Aprender a orar como nos lo enseña Jesús, es aprender a hablar con Dios como hijos suyos.
Cuando los apóstoles le piden a Jesús que les enseñe a orar, no es que carecieran de tan santa costumbre. Sabemos que los sábados acompañaban a Jesús en los oficios de la sinagoga, donde se rezaba comunitariamente. Ellos le piden que les enseñe a orar como lo que son, discípulos suyos. Nadie les enseñará a orar mejor que él. Y Jesús procede a que se muestren con Dios como hijos suyos.
Lo somos desde el bautismo.
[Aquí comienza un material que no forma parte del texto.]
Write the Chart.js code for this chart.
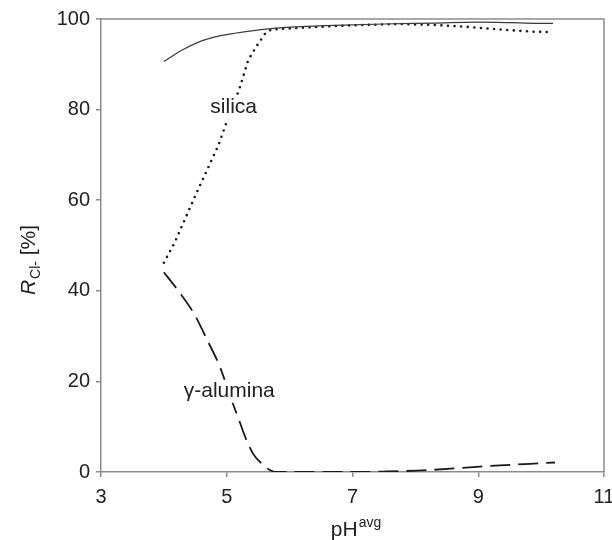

Jesús nos enseña entonces a que, cuando hablemos con Dios, le invoquemos como Padre.
Claro está que no basta con decir Señor, Señor, como también les enseña Jesús, porque existe el hijo que dice obedecer al padre pero no cumple la voluntad de su padre. Y ocurre que quien se dirige a Dios tratándole de Padre, se obliga a comportarse como tal, como un buen hijo, y los hijos aman a sus padre y les son obedientes: Hágase, pues, su voluntad aquí en la tierra como en el cielo.
La ternura de Jesús
La ternura no es debilidad ni afeminamiento en el hombre. No debiera de avergonzarnos nunca la ternura, que no es privativa de niños y mujeres. La ternura es un componente necesario del amor verdadero.
Jesús es un hombre sensible, como lo demuestra la pronta compasión ante las necesidades y achaques de la gente. Su misma manera de referirse a Dios es prueba de que en su amor se entraña la ternura, que es delicadeza amorosa. Es fácil constatar igualmente en el trato cordial con que se acerca y abraza a los niños, signos de simplicidad, sinceridad y dependencia amorosa. Siempre será un Niño tierno en el menudo corazón devoto de todos los niños.